ECB conducts first one-week liquidity absorbing operation
On Monday, May 17, the European Central Bank (ECB) announced its weekly Main Refinancing Operation (MRO). This auction, which was conducted last Tuesday, attracted bids for €104.75 billion from euro area eligible counterparties, €5.18 billion more than...
On Monday, May 17, the European Central Bank (ECB) announced its weekly Main Refinancing Operation (MRO). This auction, which was conducted last Tuesday, attracted bids for €104.75 billion from euro area eligible counterparties, €5.18 billion more than the amount bid for in the previous week. The bid amount was allotted in full at a fixed rate equivalent to the prevailing main refinancing rate of one per cent in accordance with the current ECB policy.
In accordance with the strategy outlined by the ECB on May 10, on May 18 the ECB conducted an auction for a seven-day fixed-term deposit intended to absorb €16.5 billion. This operation was intended to sterilise the effect of the amount of purchases under the Securities Market Programme that were settled on May 14. This auction was carried out at a variable rate, with counterparties allowed to place up to two bids at a maximum rate of one per cent. This operation attracted a large volume of bids, amounting to €162.74 billion, from euro area eligible counterparties. The ECB allotted the full intended volume of €16.5 billion, or 10.14 per cent of the total amount bid for. The marginal rate on this operation was set at 0.29 per cent, whilst the weighted average rate was 0.28 per cent.

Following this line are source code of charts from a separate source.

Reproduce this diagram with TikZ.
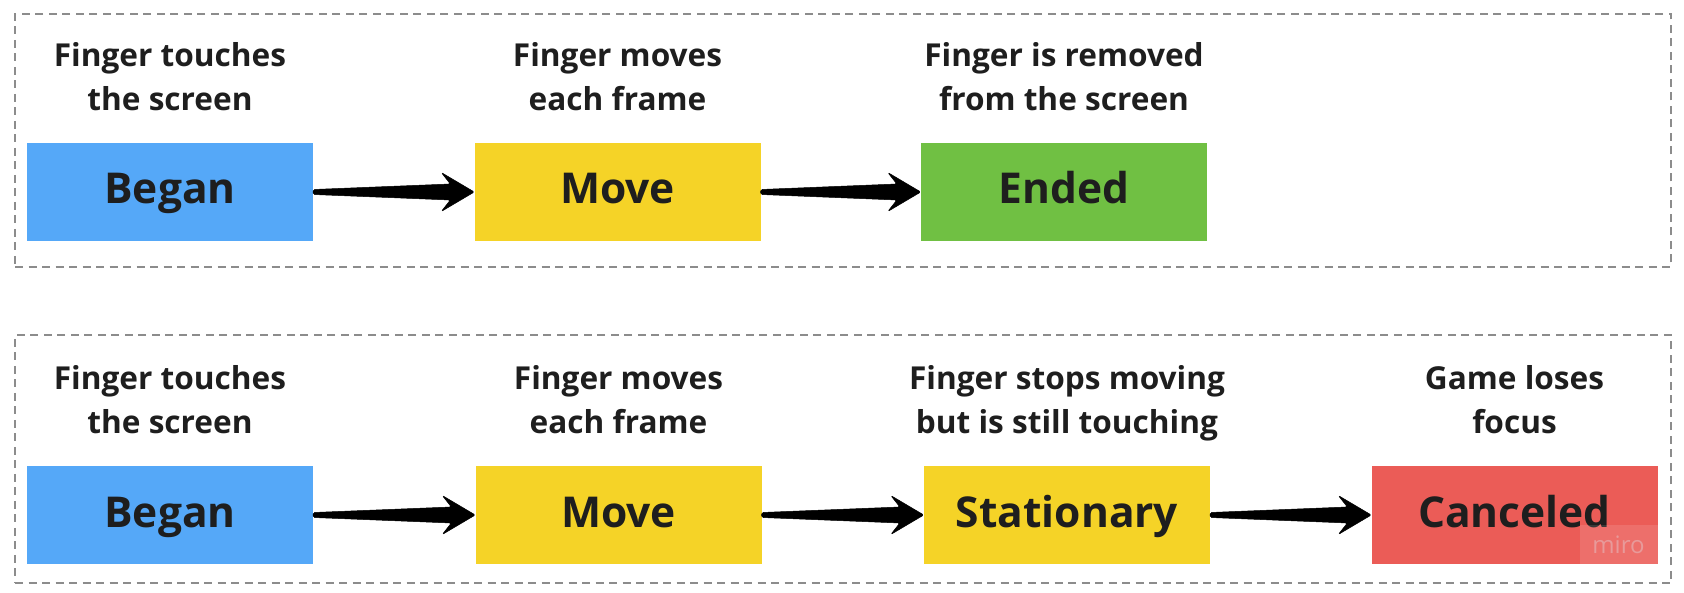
\documentclass[tikz,border=0pt]{standalone}
\usepackage{fontspec}
\setmainfont{Open Sans}
\usetikzlibrary{calc}
\definecolor{cblue}{HTML}{55A8F8}
\definecolor{cyellow}{HTML}{F5D327}
\definecolor{cgreen}{HTML}{70C043}
\definecolor{cred}{HTML}{EB5C57}
\definecolor{ctext}{HTML}{1E1E1E}
\definecolor{cframe}{HTML}{8C8C8C}
\definecolor{cwm}{HTML}{E89A9A}
\tikzset{
  state/.style={minimum width=286pt, minimum height=98pt, inner sep=0pt,
    text height=31pt, text depth=7pt,
    text=ctext, font=\fontsize{42.5}{48}\selectfont\bfseries},
  lbl/.style={align=center, text=ctext, inner sep=0pt, text depth=9pt,
    font=\fontsize{31.6}{44.5}\selectfont\bfseries},
  frame/.style={draw=cframe, line width=1.3pt, dash pattern=on 8pt off 5.5pt},
  fatarrow/.style={fill=black, draw=black, line width=0.5pt, rounded corners=1.5pt}
}
\newcommand\fatarr[2]{%
  \path[fatarrow] ($(#1.east)+(0,-2.5)$) -- ($(#2.west)+(-24,-8)$)
    -- ($(#2.west)+(-33,-19.5)$) -- (#2.west) -- ($(#2.west)+(-33,19.5)$)
    -- ($(#2.west)+(-24,8)$) -- ($(#1.east)+(0,2.5)$) -- cycle;}
\begin{document}
\begin{tikzpicture}[x=1pt,y=-1pt]
\useasboundingbox (0,0) rectangle (1684,593);
% frames
\node[frame, minimum width=1656pt, minimum height=253pt, inner sep=0pt] (f1) at (843,140.5) {};
\node[frame, minimum width=1656pt, minimum height=248pt, inner sep=0pt] (f2) at (843,459) {};
% row 1
\node[state, fill=cblue] (b1) at (170,192) {Began};
\node[state, fill=cyellow] (m1) at (617.5,192) {Move};
\node[state, fill=cgreen] (e1) at (1064,192) {Ended};
\node[lbl] (lb1) at (170,81) {Finger touches\\the screen};
\node[lbl] (lm1) at (617.5,81) {Finger moves\\each frame};
\node[lbl] (le1) at (1064,81) {Finger is removed\\from the screen};
\fatarr{b1}{m1}
\fatarr{m1}{e1}
% row 2
\node[state, fill=cblue] (b2) at (170,515) {Began};
\node[state, fill=cyellow] (m2) at (618.5,515) {Move};
\node[state, fill=cyellow] (s2) at (1067,515) {Stationary};
\node[state, fill=cred] (c2) at (1514.5,515) {Canceled};
\node[lbl] (lb2) at (170,404) {Finger touches\\the screen};
\node[lbl] (lm2) at (618.5,404) {Finger moves\\each frame};
\node[lbl] (ls2) at (1067,404) {Finger stops moving\\but is still touching};
\node[lbl] (lc2) at (1514.5,404) {Game loses\\focus};
\fatarr{b2}{m2}
\fatarr{m2}{s2}
\fatarr{s2}{c2}
% watermark
\node[fill=white, fill opacity=0.12, text opacity=1, text=cwm,
  minimum width=78pt, minimum height=39pt, inner sep=0pt,
  font=\fontsize{24}{28}\selectfont, anchor=south east] (wm) at (c2.south east) {miro};
\end{tikzpicture}
\end{document}
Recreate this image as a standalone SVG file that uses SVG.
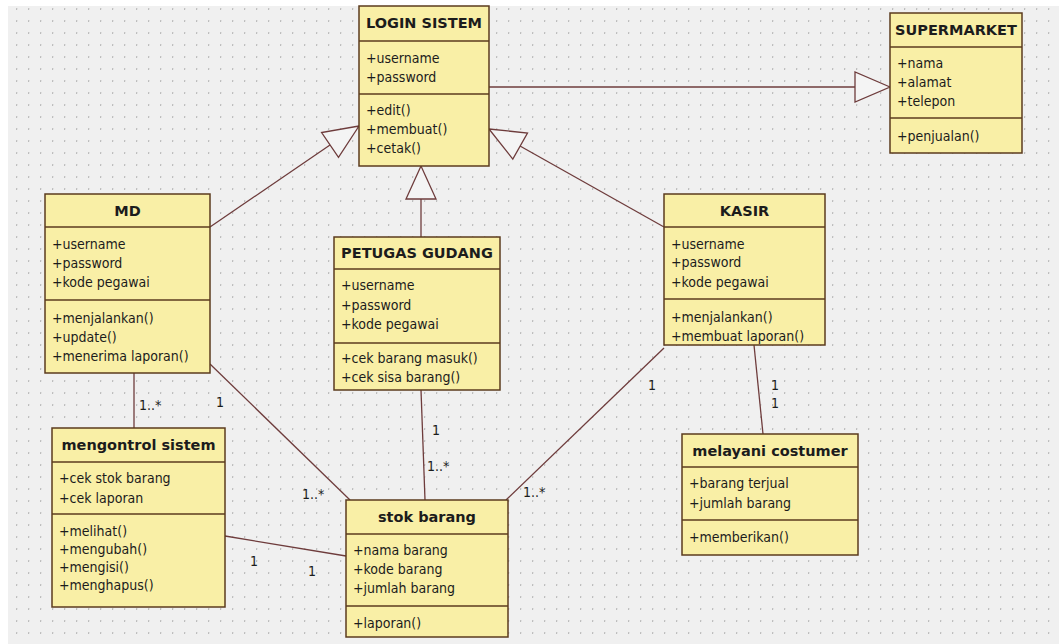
<svg xmlns="http://www.w3.org/2000/svg" width="1059" height="644" viewBox="0 0 1059 644">
  <defs>
    <pattern id="grid" x="4" y="8" width="12" height="12" patternUnits="userSpaceOnUse">
      <rect x="0" y="0" width="1" height="2" fill="#b4b4b4"/>
      <rect x="-1" y="0.5" width="3" height="0.8" fill="#d0d0d0"/>
    </pattern>
    <style>
      .box { fill: #f9efa6; stroke: #5b3b1e; stroke-width: 1.5; }
      .sep { stroke: #5b3b1e; stroke-width: 1.5; }
      .title { font-family: "DejaVu Sans", Verdana, sans-serif; font-weight: bold; font-size: 14.5px; fill: #1c1c1c; text-anchor: middle; }
      .item { font-family: "DejaVu Sans Condensed", "DejaVu Sans", sans-serif; font-stretch: condensed; font-size: 14px; fill: #1c1c1c; }
      .conn { fill: none; stroke: #6e3c3c; stroke-width: 1.3; }
      .head { fill: #f4f4f4; stroke: #6e3c3c; stroke-width: 1.3; }
      .mult { font-family: "DejaVu Sans Condensed", "DejaVu Sans", sans-serif; font-stretch: condensed; font-size: 14px; fill: #1c1c1c; }
    </style>
  </defs>

  <!-- canvas -->
  <rect x="0" y="0" width="1059" height="644" fill="#ffffff"/>
  <rect x="8" y="6" width="1051" height="638" fill="#f0f0f0"/>
  <rect x="8" y="6" width="1051" height="638" fill="url(#grid)"/>

  <!-- connectors -->
  <g id="connectors">
    <!-- generalisations -->
    <line class="conn" x1="489" y1="87" x2="855" y2="87"/>
    <polygon class="head" points="890,87 855,72 855,102"/>

    <line class="conn" x1="210" y1="227" x2="330" y2="145"/>
    <polygon class="head" points="359,126 338.5,157.3 321.6,132.5"/>

    <line class="conn" x1="421" y1="237" x2="421" y2="199"/>
    <polygon class="head" points="421,166 406,199 436,199"/>

    <line class="conn" x1="664" y1="227" x2="520" y2="146"/>
    <polygon class="head" points="489,129 527.5,133 512.8,159.1"/>

    <!-- associations -->
    <line class="conn" x1="134" y1="373" x2="134" y2="428"/>
    <line class="conn" x1="210" y1="364" x2="350" y2="500"/>
    <line class="conn" x1="421" y1="390" x2="425" y2="500"/>
    <line class="conn" x1="664" y1="348" x2="506" y2="500"/>
    <line class="conn" x1="754" y1="345" x2="763" y2="434"/>
    <line class="conn" x1="225" y1="536" x2="346" y2="556"/>

    <!-- multiplicities -->
    <text class="mult" x="139" y="410">1..*</text>
    <text class="mult" x="216" y="407">1</text>
    <text class="mult" x="302" y="499">1..*</text>
    <text class="mult" x="432" y="435">1</text>
    <text class="mult" x="427" y="471">1..*</text>
    <text class="mult" x="523" y="497">1..*</text>
    <text class="mult" x="648" y="390">1</text>
    <text class="mult" x="771" y="390">1</text>
    <text class="mult" x="771" y="408">1</text>
    <text class="mult" x="250" y="566">1</text>
    <text class="mult" x="308" y="576">1</text>
  </g>

  <!-- LOGIN SISTEM -->
  <g id="login-sistem">
    <rect class="box" x="359" y="6" width="130" height="160"/>
    <line class="sep" x1="359" y1="41" x2="489" y2="41"/>
    <line class="sep" x1="359" y1="94" x2="489" y2="94"/>
    <text class="title" x="424" y="28">LOGIN SISTEM</text>
    <text class="item" x="366" y="63">+username</text>
    <text class="item" x="366" y="82">+password</text>
    <text class="item" x="366" y="115">+edit()</text>
    <text class="item" x="366" y="134">+membuat()</text>
    <text class="item" x="366" y="153">+cetak()</text>
  </g>

  <!-- SUPERMARKET -->
  <g id="supermarket">
    <rect class="box" x="890" y="13" width="132" height="140"/>
    <line class="sep" x1="890" y1="47" x2="1022" y2="47"/>
    <line class="sep" x1="890" y1="118" x2="1022" y2="118"/>
    <text class="title" x="956" y="35">SUPERMARKET</text>
    <text class="item" x="897" y="68">+nama</text>
    <text class="item" x="897" y="87">+alamat</text>
    <text class="item" x="897" y="106">+telepon</text>
    <text class="item" x="897" y="141">+penjualan()</text>
  </g>

  <!-- MD -->
  <g id="md">
    <rect class="box" x="45" y="194" width="165" height="179"/>
    <line class="sep" x1="45" y1="227" x2="210" y2="227"/>
    <line class="sep" x1="45" y1="300" x2="210" y2="300"/>
    <text class="title" x="127.5" y="216">MD</text>
    <text class="item" x="52" y="249">+username</text>
    <text class="item" x="52" y="268">+password</text>
    <text class="item" x="52" y="287">+kode pegawai</text>
    <text class="item" x="52" y="323">+menjalankan()</text>
    <text class="item" x="52" y="342">+update()</text>
    <text class="item" x="52" y="361">+menerima laporan()</text>
  </g>

  <!-- PETUGAS GUDANG -->
  <g id="petugas-gudang">
    <rect class="box" x="334" y="237" width="166" height="153"/>
    <line class="sep" x1="334" y1="269" x2="500" y2="269"/>
    <line class="sep" x1="334" y1="343" x2="500" y2="343"/>
    <text class="title" x="417" y="258">PETUGAS GUDANG</text>
    <text class="item" x="341" y="290">+username</text>
    <text class="item" x="341" y="310">+password</text>
    <text class="item" x="341" y="329">+kode pegawai</text>
    <text class="item" x="341" y="363">+cek barang masuk()</text>
    <text class="item" x="341" y="382">+cek sisa barang()</text>
  </g>

  <!-- KASIR -->
  <g id="kasir">
    <rect class="box" x="664" y="194" width="161" height="151"/>
    <line class="sep" x1="664" y1="227" x2="825" y2="227"/>
    <line class="sep" x1="664" y1="299" x2="825" y2="299"/>
    <text class="title" x="744.5" y="216">KASIR</text>
    <text class="item" x="671" y="249">+username</text>
    <text class="item" x="671" y="267">+password</text>
    <text class="item" x="671" y="287">+kode pegawai</text>
    <text class="item" x="671" y="322">+menjalankan()</text>
    <text class="item" x="671" y="341">+membuat laporan()</text>
  </g>

  <!-- mengontrol sistem -->
  <g id="mengontrol-sistem">
    <rect class="box" x="52" y="428" width="173" height="179"/>
    <line class="sep" x1="52" y1="462" x2="225" y2="462"/>
    <line class="sep" x1="52" y1="514" x2="225" y2="514"/>
    <text class="title" x="138.5" y="450">mengontrol sistem</text>
    <text class="item" x="59" y="483">+cek stok barang</text>
    <text class="item" x="59" y="503">+cek laporan</text>
    <text class="item" x="59" y="536">+melihat()</text>
    <text class="item" x="59" y="554">+mengubah()</text>
    <text class="item" x="59" y="572">+mengisi()</text>
    <text class="item" x="59" y="590">+menghapus()</text>
  </g>

  <!-- stok barang -->
  <g id="stok-barang">
    <rect class="box" x="346" y="500" width="162" height="137"/>
    <line class="sep" x1="346" y1="534" x2="508" y2="534"/>
    <line class="sep" x1="346" y1="606" x2="508" y2="606"/>
    <text class="title" x="427" y="522">stok barang</text>
    <text class="item" x="353" y="555">+nama barang</text>
    <text class="item" x="353" y="574">+kode barang</text>
    <text class="item" x="353" y="593">+jumlah barang</text>
    <text class="item" x="353" y="628">+laporan()</text>
  </g>

  <!-- melayani costumer -->
  <g id="melayani-costumer">
    <rect class="box" x="682" y="434" width="176" height="121"/>
    <line class="sep" x1="682" y1="467" x2="858" y2="467"/>
    <line class="sep" x1="682" y1="520" x2="858" y2="520"/>
    <text class="title" x="770" y="456">melayani costumer</text>
    <text class="item" x="689" y="488">+barang terjual</text>
    <text class="item" x="689" y="508">+jumlah barang</text>
    <text class="item" x="689" y="542">+memberikan()</text>
  </g>
</svg>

On the same day, in accordance with the Governing Council decision of May 10, the ECB, in conjunction with the US Federal Reserve, conducted an 84-day US dollar funding operation through collateralised lending. This attracted bids for $1.03 billion, which amount was allotted in full at a fixed rate of 1.24 per cent.
The following day, the ECB, in conjunction with the US Federal Reserve, conducted a seven-day US dollar funding operation through collateralised lending. The rate for this operation was fixed at 1.22 per cent, but the operation did not attract any bids.
Meanwhile, in the domestic primary market for Treasury Bills, the Treasury invited tenders for 91-day bills maturing on August 20 and for 182-day bills maturing on November 19, next year. Bids for €48 million were submitted for the 91-day bills, with the Treasury accepting €9 million, while bids for €54.05 million were submitted for the 182-day bills, with the Treasury accepting €9.05 million. Since €31 million worth of bills matured during the week, the outstanding balance of Treasury Bills decreased by €12.95 million to €599.93 million.
The yield resulting from the 91-day bill auction was 0.54 per cent, 0.9 basis points lower than that on yields with a similar tenor issued on May 14. The yield on these bills represented a bid price of 99.8637 per 100 nominal. The yield resulting from the 182-day bill auction was 0.709 per cent, i.e. 2.3 basis points higher than that on bills with a similar tenor issued on May 7. The yield on these bills represented a bid price of 99.6428 per 100 nominal.
Treasury bill trading on the Malta Stock Exchange amounted to €5.05 million during the week, with all trades being conducted by the Central Bank of Malta in its role as market maker. Concurrently, the Bank also conducted off-exchange transactions amounting to €13.15 million.
Today the Treasury will invite tenders for 91-day bills maturing on August 27 and 182-day bills maturing on November 26.